SET PROBLEM - Retype each line exactly. Skip images.

DATA LINES -
— begin —

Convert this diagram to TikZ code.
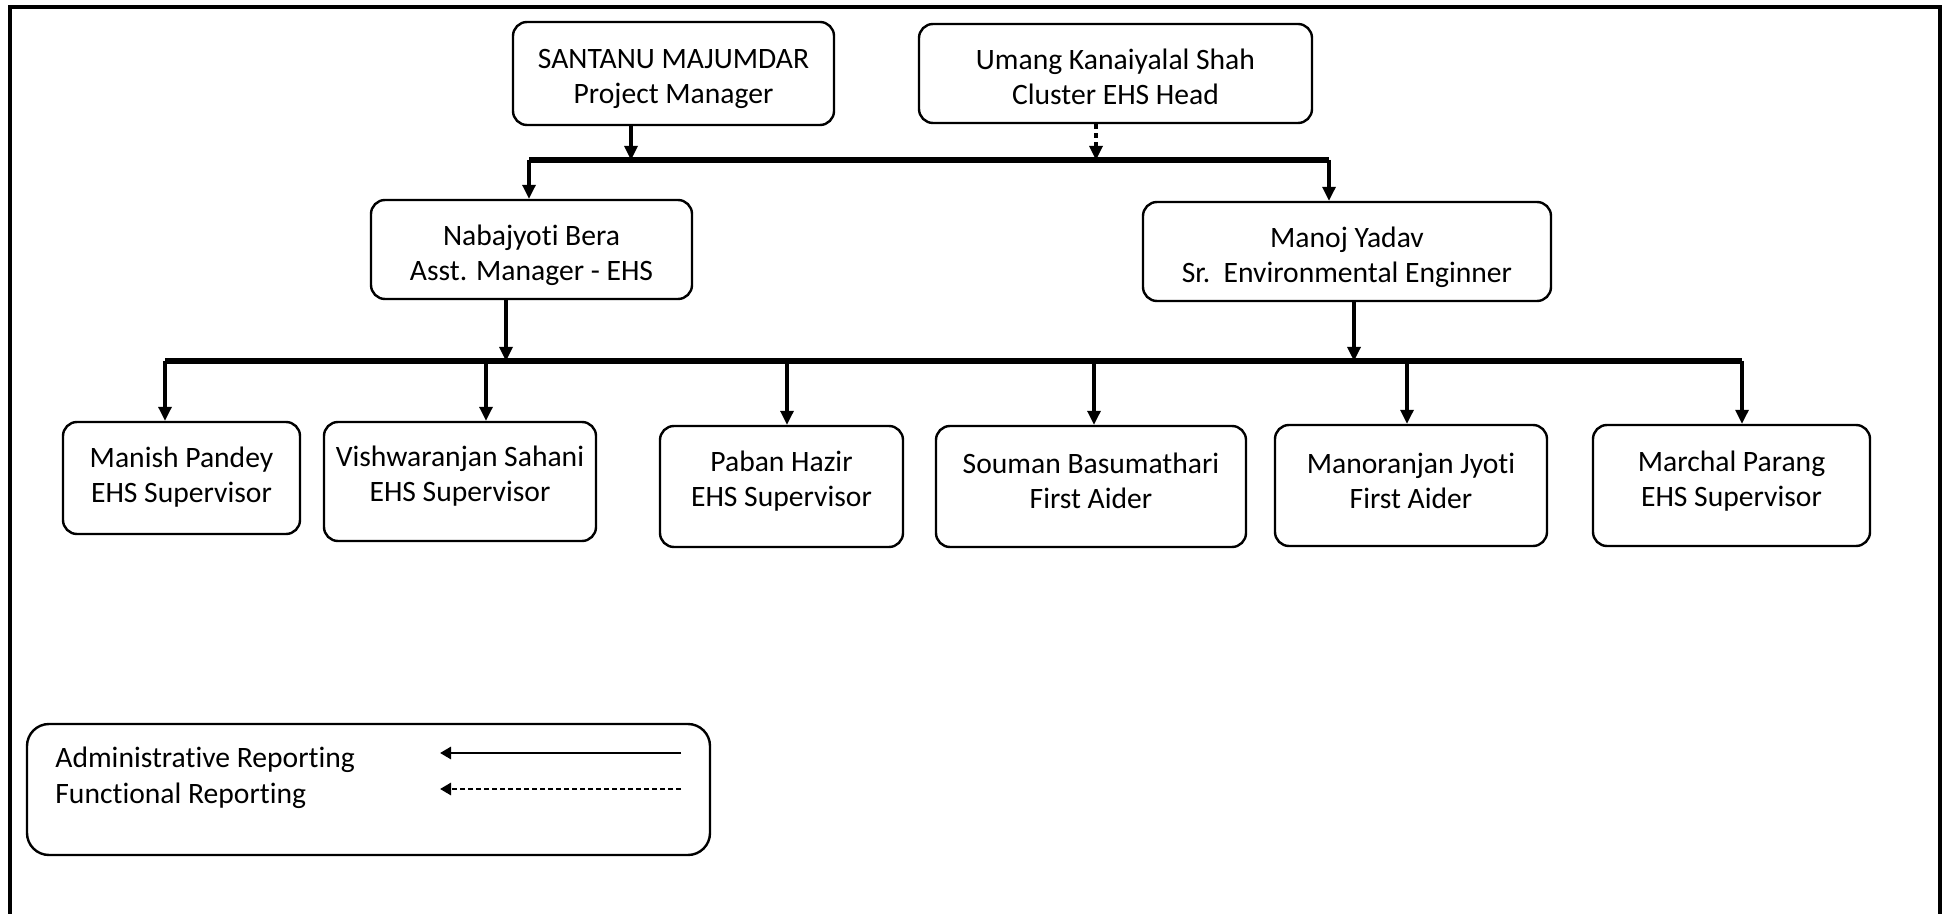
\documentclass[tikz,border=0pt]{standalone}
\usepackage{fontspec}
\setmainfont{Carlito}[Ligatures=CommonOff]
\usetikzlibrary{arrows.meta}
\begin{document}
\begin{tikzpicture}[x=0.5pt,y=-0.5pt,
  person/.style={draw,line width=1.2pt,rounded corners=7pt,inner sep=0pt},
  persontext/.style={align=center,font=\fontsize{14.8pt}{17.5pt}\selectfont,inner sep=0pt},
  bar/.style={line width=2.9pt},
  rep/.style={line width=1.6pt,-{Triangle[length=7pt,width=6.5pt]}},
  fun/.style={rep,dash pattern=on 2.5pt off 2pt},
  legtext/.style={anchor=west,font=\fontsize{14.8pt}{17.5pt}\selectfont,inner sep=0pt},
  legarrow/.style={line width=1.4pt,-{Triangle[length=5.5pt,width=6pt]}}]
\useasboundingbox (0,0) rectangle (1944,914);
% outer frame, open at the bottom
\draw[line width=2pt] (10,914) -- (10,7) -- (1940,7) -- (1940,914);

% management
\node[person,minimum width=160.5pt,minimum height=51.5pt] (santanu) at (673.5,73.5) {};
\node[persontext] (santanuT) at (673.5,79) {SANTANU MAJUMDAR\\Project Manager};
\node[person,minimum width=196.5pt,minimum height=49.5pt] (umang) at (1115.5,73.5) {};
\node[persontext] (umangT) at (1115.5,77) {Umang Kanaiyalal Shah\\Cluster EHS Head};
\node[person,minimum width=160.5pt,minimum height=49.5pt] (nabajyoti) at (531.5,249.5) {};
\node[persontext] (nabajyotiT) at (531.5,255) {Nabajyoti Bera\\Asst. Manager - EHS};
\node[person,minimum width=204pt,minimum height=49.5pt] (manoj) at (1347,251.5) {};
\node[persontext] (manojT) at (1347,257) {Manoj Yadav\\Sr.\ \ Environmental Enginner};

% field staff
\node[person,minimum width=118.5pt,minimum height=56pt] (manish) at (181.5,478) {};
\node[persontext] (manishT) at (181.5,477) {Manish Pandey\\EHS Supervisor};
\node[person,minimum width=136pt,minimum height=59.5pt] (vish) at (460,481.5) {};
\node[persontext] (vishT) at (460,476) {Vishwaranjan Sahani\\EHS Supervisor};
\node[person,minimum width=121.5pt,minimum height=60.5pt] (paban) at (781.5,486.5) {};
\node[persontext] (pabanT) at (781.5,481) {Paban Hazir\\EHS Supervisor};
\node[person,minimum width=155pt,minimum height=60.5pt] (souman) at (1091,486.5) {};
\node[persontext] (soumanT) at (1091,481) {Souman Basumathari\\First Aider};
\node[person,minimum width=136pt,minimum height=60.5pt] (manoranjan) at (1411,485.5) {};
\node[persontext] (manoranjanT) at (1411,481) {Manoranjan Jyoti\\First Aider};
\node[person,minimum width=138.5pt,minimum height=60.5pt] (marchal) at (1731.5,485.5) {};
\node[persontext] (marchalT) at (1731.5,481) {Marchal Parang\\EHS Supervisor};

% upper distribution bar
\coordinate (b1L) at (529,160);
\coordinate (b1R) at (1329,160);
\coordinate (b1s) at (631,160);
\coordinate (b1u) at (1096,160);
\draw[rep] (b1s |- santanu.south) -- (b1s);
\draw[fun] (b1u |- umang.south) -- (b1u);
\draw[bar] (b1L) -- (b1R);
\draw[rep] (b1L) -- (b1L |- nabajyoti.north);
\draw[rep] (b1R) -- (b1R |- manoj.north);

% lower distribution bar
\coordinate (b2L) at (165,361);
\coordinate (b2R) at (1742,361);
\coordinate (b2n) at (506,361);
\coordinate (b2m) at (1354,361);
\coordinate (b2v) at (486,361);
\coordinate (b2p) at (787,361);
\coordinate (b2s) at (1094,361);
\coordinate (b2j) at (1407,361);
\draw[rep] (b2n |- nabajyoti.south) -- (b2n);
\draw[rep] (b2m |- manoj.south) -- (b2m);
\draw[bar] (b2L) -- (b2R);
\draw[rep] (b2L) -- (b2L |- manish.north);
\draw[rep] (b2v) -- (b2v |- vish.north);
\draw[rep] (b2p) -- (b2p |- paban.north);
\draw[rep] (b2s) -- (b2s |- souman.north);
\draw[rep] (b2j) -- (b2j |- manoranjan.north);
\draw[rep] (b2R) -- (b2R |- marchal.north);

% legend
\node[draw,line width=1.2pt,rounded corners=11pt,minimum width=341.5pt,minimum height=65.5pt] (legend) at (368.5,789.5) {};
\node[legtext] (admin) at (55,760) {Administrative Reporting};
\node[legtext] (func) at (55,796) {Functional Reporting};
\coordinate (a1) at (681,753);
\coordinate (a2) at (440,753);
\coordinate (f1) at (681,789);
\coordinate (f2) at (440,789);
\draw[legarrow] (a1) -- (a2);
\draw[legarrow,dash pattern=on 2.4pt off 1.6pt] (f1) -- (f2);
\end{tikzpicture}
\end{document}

— end —

ANSWER TO THIS PROBLEM -
Convert this diagram to TikZ code.
\documentclass[tikz,border=0pt]{standalone}
\usepackage{fontspec}
\setmainfont{Carlito}[Ligatures=CommonOff]
\usetikzlibrary{arrows.meta}
\begin{document}
\begin{tikzpicture}[x=0.5pt,y=-0.5pt,
  person/.style={draw,line width=1.2pt,rounded corners=7pt,inner sep=0pt},
  persontext/.style={align=center,font=\fontsize{14.8pt}{17.5pt}\selectfont,inner sep=0pt},
  bar/.style={line width=2.9pt},
  rep/.style={line width=1.6pt,-{Triangle[length=7pt,width=6.5pt]}},
  fun/.style={rep,dash pattern=on 2.5pt off 2pt},
  legtext/.style={anchor=west,font=\fontsize{14.8pt}{17.5pt}\selectfont,inner sep=0pt},
  legarrow/.style={line width=1.4pt,-{Triangle[length=5.5pt,width=6pt]}}]
\useasboundingbox (0,0) rectangle (1944,914);
% outer frame, open at the bottom
\draw[line width=2pt] (10,914) -- (10,7) -- (1940,7) -- (1940,914);

% management
\node[person,minimum width=160.5pt,minimum height=51.5pt] (santanu) at (673.5,73.5) {};
\node[persontext] (santanuT) at (673.5,79) {SANTANU MAJUMDAR\\Project Manager};
\node[person,minimum width=196.5pt,minimum height=49.5pt] (umang) at (1115.5,73.5) {};
\node[persontext] (umangT) at (1115.5,77) {Umang Kanaiyalal Shah\\Cluster EHS Head};
\node[person,minimum width=160.5pt,minimum height=49.5pt] (nabajyoti) at (531.5,249.5) {};
\node[persontext] (nabajyotiT) at (531.5,255) {Nabajyoti Bera\\Asst. Manager - EHS};
\node[person,minimum width=204pt,minimum height=49.5pt] (manoj) at (1347,251.5) {};
\node[persontext] (manojT) at (1347,257) {Manoj Yadav\\Sr.\ \ Environmental Enginner};

% field staff
\node[person,minimum width=118.5pt,minimum height=56pt] (manish) at (181.5,478) {};
\node[persontext] (manishT) at (181.5,477) {Manish Pandey\\EHS Supervisor};
\node[person,minimum width=136pt,minimum height=59.5pt] (vish) at (460,481.5) {};
\node[persontext] (vishT) at (460,476) {Vishwaranjan Sahani\\EHS Supervisor};
\node[person,minimum width=121.5pt,minimum height=60.5pt] (paban) at (781.5,486.5) {};
\node[persontext] (pabanT) at (781.5,481) {Paban Hazir\\EHS Supervisor};
\node[person,minimum width=155pt,minimum height=60.5pt] (souman) at (1091,486.5) {};
\node[persontext] (soumanT) at (1091,481) {Souman Basumathari\\First Aider};
\node[person,minimum width=136pt,minimum height=60.5pt] (manoranjan) at (1411,485.5) {};
\node[persontext] (manoranjanT) at (1411,481) {Manoranjan Jyoti\\First Aider};
\node[person,minimum width=138.5pt,minimum height=60.5pt] (marchal) at (1731.5,485.5) {};
\node[persontext] (marchalT) at (1731.5,481) {Marchal Parang\\EHS Supervisor};

% upper distribution bar
\coordinate (b1L) at (529,160);
\coordinate (b1R) at (1329,160);
\coordinate (b1s) at (631,160);
\coordinate (b1u) at (1096,160);
\draw[rep] (b1s |- santanu.south) -- (b1s);
\draw[fun] (b1u |- umang.south) -- (b1u);
\draw[bar] (b1L) -- (b1R);
\draw[rep] (b1L) -- (b1L |- nabajyoti.north);
\draw[rep] (b1R) -- (b1R |- manoj.north);

% lower distribution bar
\coordinate (b2L) at (165,361);
\coordinate (b2R) at (1742,361);
\coordinate (b2n) at (506,361);
\coordinate (b2m) at (1354,361);
\coordinate (b2v) at (486,361);
\coordinate (b2p) at (787,361);
\coordinate (b2s) at (1094,361);
\coordinate (b2j) at (1407,361);
\draw[rep] (b2n |- nabajyoti.south) -- (b2n);
\draw[rep] (b2m |- manoj.south) -- (b2m);
\draw[bar] (b2L) -- (b2R);
\draw[rep] (b2L) -- (b2L |- manish.north);
\draw[rep] (b2v) -- (b2v |- vish.north);
\draw[rep] (b2p) -- (b2p |- paban.north);
\draw[rep] (b2s) -- (b2s |- souman.north);
\draw[rep] (b2j) -- (b2j |- manoranjan.north);
\draw[rep] (b2R) -- (b2R |- marchal.north);

% legend
\node[draw,line width=1.2pt,rounded corners=11pt,minimum width=341.5pt,minimum height=65.5pt] (legend) at (368.5,789.5) {};
\node[legtext] (admin) at (55,760) {Administrative Reporting};
\node[legtext] (func) at (55,796) {Functional Reporting};
\coordinate (a1) at (681,753);
\coordinate (a2) at (440,753);
\coordinate (f1) at (681,789);
\coordinate (f2) at (440,789);
\draw[legarrow] (a1) -- (a2);
\draw[legarrow,dash pattern=on 2.4pt off 1.6pt] (f1) -- (f2);
\end{tikzpicture}
\end{document}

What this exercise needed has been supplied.